Although a range of remote sensing data (optical, radar, LiDAR) at different spectral, spatial, and temporal resolutions have been used for biomass estimation with varying degrees of success, it has been found that improvement in biomass estimation depends not only on the data type but also on efficient image processing techniques.²³⁰ There are a number of environmental and topographic factors that can affect the accuracy of biomass estimation from remote sensing data. A thorough understanding of previous efforts in biomass estimation can be used in designing an optimal image analysis procedure suitable for the specific study area. Radiometric and atmospheric corrections are important in improving image quality, and a range of methods have been developed for these corrections under different conditions.²³¹ Topographic factors (slope, aspect) that affect vegetation reflectance and biomass are also important for mountainous regions. More details on these corrections can be found in Hale and Rock.²³² The problem associated with remote sensing data for biomass estimation is that the images become saturated at fairly low biomass levels. Use of narrow-wavelength images can reduce this data saturation problem.¹⁰⁶ The large number of spectral bands in the hyperspectral image may improve the biomass estimation performance. However, because of data volume and processing time, there is often a trade-off between spatial, spectral, and radiometric resolutions.

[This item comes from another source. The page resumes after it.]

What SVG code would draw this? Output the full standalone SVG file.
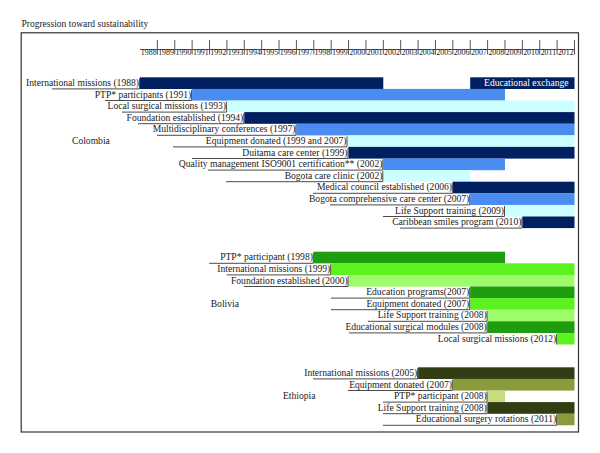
<svg xmlns="http://www.w3.org/2000/svg" width="600" height="453" viewBox="0 0 600 453">
<style>
text{font-family:"Liberation Serif","Times New Roman",serif;fill:#1a1a1a}
.t{font-size:9.5px}
.l{font-size:9.6px;text-anchor:end}
.c{font-size:9.6px}
.y{font-size:7.9px;text-anchor:middle}
.w{fill:#fff}
.ax{stroke:#444;stroke-width:0.9;fill:none}
.ul{stroke:#4a4a4a;stroke-width:1;fill:none}
.nv{fill:#002060}.bl{fill:#4a8cf0}.cy{fill:#ccffff}
.g1{fill:#1e9e0e}.g2{fill:#5cf21f}.g3{fill:#9efb6c}
.o1{fill:#323d14}.o2{fill:#8b9b3c}.o3{fill:#c6dc7e}
</style>
<rect width="600" height="453" fill="#fff"/>
<text class="t" x="21.5" y="27.3">Progression toward sustainability</text>
<rect x="21.2" y="32.8" width="557.3" height="399.2" fill="none" stroke="#333" stroke-width="1.2"/>
<g id="axis">
<path class="ax" d="M140 49.5H574.5M157.38 40V54.5M174.76 40V54.5M192.14 40V54.5M209.52 40V54.5M226.9 40V54.5M244.28 40V54.5M261.66 40V54.5M279.04 40V54.5M296.42 40V54.5M313.8 40V54.5M331.18 40V54.5M348.56 40V54.5M365.94 40V54.5M383.32 40V54.5M400.7 40V54.5M418.08 40V54.5M435.46 40V54.5M452.84 40V54.5M470.22 40V54.5M487.6 40V54.5M504.98 40V54.5M522.36 40V54.5M539.74 40V54.5M557.12 40V54.5M574.5 40V54.5"/>
<text class="y" x="148.69" y="54.6">1988</text><text class="y" x="166.07" y="54.6">1989</text><text class="y" x="183.45" y="54.6">1990</text><text class="y" x="200.83" y="54.6">1991</text><text class="y" x="218.21" y="54.6">1992</text><text class="y" x="235.59" y="54.6">1993</text><text class="y" x="252.97" y="54.6">1994</text><text class="y" x="270.35" y="54.6">1995</text><text class="y" x="287.73" y="54.6">1996</text><text class="y" x="305.11" y="54.6">1997</text><text class="y" x="322.49" y="54.6">1998</text><text class="y" x="339.87" y="54.6">1999</text><text class="y" x="357.25" y="54.6">2000</text><text class="y" x="374.63" y="54.6">2001</text><text class="y" x="392.01" y="54.6">2002</text><text class="y" x="409.39" y="54.6">2003</text><text class="y" x="426.77" y="54.6">2004</text><text class="y" x="444.15" y="54.6">2005</text><text class="y" x="461.53" y="54.6">2006</text><text class="y" x="478.91" y="54.6">2007</text><text class="y" x="496.29" y="54.6">2008</text><text class="y" x="513.67" y="54.6">2009</text><text class="y" x="531.05" y="54.6">2010</text><text class="y" x="548.43" y="54.6">2011</text><text class="y" x="565.81" y="54.6">2012</text>
</g>
<g id="colombia">
<text class="c" x="72" y="143.9">Colombia</text>
<g id="co-intl"><rect class="nv" x="140" y="77.3" width="243.3" height="11.7"/><rect class="nv" x="470.2" y="77.3" width="104.3" height="11.7"/><path class="ul" d="M52 88.9H139.5V78.3"/><text class="l" x="139" y="85.9">International missions (1988)</text><text class="l w" x="568.5" y="85.9">Educational exchange</text></g>
<g id="co-ptp"><rect class="bl" x="192.1" y="88.9" width="312.9" height="11.7"/><path class="ul" d="M105 100.5H191.6V89.9"/><text class="l" x="191.2" y="97.5">PTP* participants (1991)</text></g>
<g id="co-local"><rect class="cy" x="226.9" y="100.5" width="347.6" height="11.7"/><path class="ul" d="M122 112.1H226.4V101.5"/><text class="l" x="226" y="109.1">Local surgical missions (1993)</text></g>
<g id="co-found"><rect class="nv" x="244.3" y="112.1" width="330.2" height="11.7"/><path class="ul" d="M138 123.7H243.8V113.1"/><text class="l" x="243.3" y="120.7">Foundation established (1994)</text></g>
<g id="co-multi"><rect class="bl" x="296.4" y="123.7" width="278.1" height="11.7"/><path class="ul" d="M157 135.3H295.9V124.7"/><text class="l" x="295.5" y="132.3">Multidisciplinary conferences (1997)</text></g>
<g id="co-equip"><rect class="cy" x="347.5" y="135.3" width="227" height="11.7"/><path class="ul" d="M173 146.9H347V136.3"/><text class="l" x="346.5" y="143.9">Equipment donated (1999 and 2007)</text></g>
<g id="co-duitama"><rect class="nv" x="348.5" y="146.9" width="226" height="11.7"/><path class="ul" d="M192 158.5H348V147.9"/><text class="l" x="347.5" y="155.5">Duitama care center (1999)</text></g>
<g id="co-iso"><rect class="bl" x="383.3" y="158.5" width="121.7" height="11.7"/><path class="ul" d="M208 170.1H382.8V159.5"/><text class="l" x="382.4" y="167.1">Quality management ISO9001 certification** (2002)</text></g>
<g id="co-clinic"><rect class="cy" x="383.3" y="170.1" width="86.9" height="11.7"/><path class="ul" d="M226 181.7H382.8V171.1"/><text class="l" x="382.4" y="178.7">Bogota care clinic (2002)</text></g>
<g id="co-council"><rect class="nv" x="452.8" y="181.7" width="121.7" height="11.7"/><path class="ul" d="M313 193.3H452.3V182.7"/><text class="l" x="452" y="190.3">Medical council established (2006)</text></g>
<g id="co-comp"><rect class="bl" x="470.2" y="193.3" width="104.3" height="11.7"/><path class="ul" d="M330 204.9H469.7V194.3"/><text class="l" x="469.3" y="201.9">Bogota comprehensive care center (2007)</text></g>
<g id="co-life"><rect class="cy" x="505" y="204.9" width="69.5" height="11.7"/><path class="ul" d="M383 216.5H504.5V205.9"/><text class="l" x="504" y="213.5">Life Support training (2009)</text></g>
<g id="co-carib"><rect class="nv" x="522.4" y="216.5" width="52.1" height="11.6"/><path class="ul" d="M400 228.1H521.9V217.5"/><text class="l" x="521.4" y="225.1">Caribbean smiles program (2010)</text></g>
</g>
<g id="bolivia">
<text class="c" x="210.7" y="306.7">Bolivia</text>
<g id="bo-ptp"><rect class="g1" x="313.8" y="251.7" width="191.2" height="11.7"/><path class="ul" d="M209.3 263.3H313.3V252.7"/><text class="l" x="312.9" y="260.3">PTP* participant (1998)</text></g>
<g id="bo-intl"><rect class="g2" x="331.2" y="263.3" width="243.3" height="11.7"/><path class="ul" d="M226.7 274.9H330.7V264.3"/><text class="l" x="330.3" y="271.9">International missions (1999)</text></g>
<g id="bo-found"><rect class="g3" x="348.6" y="274.9" width="225.9" height="11.7"/><path class="ul" d="M244 286.5H348.1V275.9"/><text class="l" x="347.7" y="283.5">Foundation established (2000)</text></g>
<g id="bo-edu"><rect class="g1" x="470.2" y="286.5" width="104.3" height="11.7"/><path class="ul" d="M331 298.1H469.7V287.5"/><text class="l" x="469.3" y="295.1">Education programs(2007)</text></g>
<g id="bo-equip"><rect class="g2" x="470.2" y="298.1" width="104.3" height="11.7"/><path class="ul" d="M331 309.7H469.7V299.1"/><text class="l" x="469.3" y="306.7">Equipment donated (2007)</text></g>
<g id="bo-life"><rect class="g3" x="487.6" y="309.7" width="86.9" height="11.7"/><path class="ul" d="M368 321.3H487.1V310.7"/><text class="l" x="486.7" y="318.3">Life Support training (2008)</text></g>
<g id="bo-mod"><rect class="g1" x="487.6" y="321.3" width="86.9" height="11.7"/><path class="ul" d="M349 332.9H487.1V322.3"/><text class="l" x="486.7" y="329.9">Educational surgical modules (2008)</text></g>
<g id="bo-local"><rect class="g2" x="557.1" y="332.9" width="17.4" height="11.6"/><path class="ul" d="M556.6 344.5V333.9"/><text class="l" x="556.2" y="341.5">Local surgical missions (2012)</text></g>
</g>
<g id="ethiopia">
<text class="c" x="283" y="399.1">Ethiopia</text>
<g id="et-intl"><rect class="o1" x="418.1" y="367.3" width="156.4" height="11.7"/><path class="ul" d="M313 378.9H417.6V368.3"/><text class="l" x="417.2" y="375.9">International missions (2005)</text></g>
<g id="et-equip"><rect class="o2" x="452.8" y="378.9" width="121.7" height="11.7"/><path class="ul" d="M348 390.5H452.3V379.9"/><text class="l" x="452" y="387.5">Equipment donated (2007)</text></g>
<g id="et-ptp"><rect class="o3" x="487.6" y="390.5" width="17.4" height="11.7"/><path class="ul" d="M383 402.1H487.1V391.5"/><text class="l" x="486.7" y="399.1">PTP* participant (2008)</text></g>
<g id="et-life"><rect class="o1" x="487.6" y="402.1" width="86.9" height="11.7"/><path class="ul" d="M383 413.7H487.1V403.1"/><text class="l" x="486.7" y="410.7">Life Support training (2008)</text></g>
<g id="et-rot"><rect class="o2" x="557.1" y="413.7" width="17.4" height="11.6"/><path class="ul" d="M383 425.3H556.6V414.7"/><text class="l" x="556.2" y="422.3">Educational surgery rotations (2011)</text></g>
</g>
</svg>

Image classification is the simplest way of extracting information from remote sensing data, and a range of classification algorithms are available for different data types and conditions. The conventional pixel-based classification method, relying only on spectral information, works well with medium- to coarse-resolution images but is often found insufficient when applied to very high-resolution imagery²³³ and LiDAR. Object-based classification methods based on both spectral and contextual information have been shown to improve performances for many applications, including biomass estimation.²³⁴ However, the implementation of contextual information in classification is a complex process.¹³⁶ Use of advanced classifiers, such as SMA, can also improve classification results.¹¹³

6.2.

Image Fusion

Most previous studies involving biomass estimation from remote sensing data have used a single sensor or single date image, which may not be sufficient for complex applications such as biomass estimation in certain areas.^31,101 Since remote sensing data are available from a range of sensors, each with its own characteristics and time series, it would be more useful if they were combined or fused to produce a better understanding of the observed site.¹⁰² For example, the fusion of optical and radar data may reduce mixed pixels and data saturation problems and has the potential to improve biomass estimation. Multisensor or multiresolution data fusion takes advantage of the strengths of distinct image data for improvement of visual interpretation and quantitative analysis³ and numerous methods have been developed to integrate spectral and spatial information from different sensors.^{103,104,235,236} Studies in the past have shown that the fusion of optical (multi and PAN) and also SAR data resulted in an improved performance for biomass estimation.^237–241 However, more research is needed to explore the improvement of biomass estimation through multisensor data fusion. Several studies have also tried to combine high-resolution multispectral imagery and LiDAR data to produce more effective forest classification.^242–245 Tonolli et al.²⁴⁶ studied the prediction of forest stem volume using LiDAR and IRS 1C, LISS III data. Popescu et al.¹²⁵ explored the feasibility of small footprint LiDAR and multispectral imagery to estimate volume and biomass in deciduous and pine stands in Virginia, USA. The results showed that, though LiDAR accurately estimated the biophysical parameters of forest stand at the individual tree level alone, it was more effective when used in conjunction with optical data. Vaglio-Laurin et al.²⁴⁷ estimated aboveground biomass in an African tropical forest with LiDAR and hyperspectral data. Their findings showed that the integration of hyperspectral bands with LiDAR improved the model based on LiDAR or hyperspectral bands alone.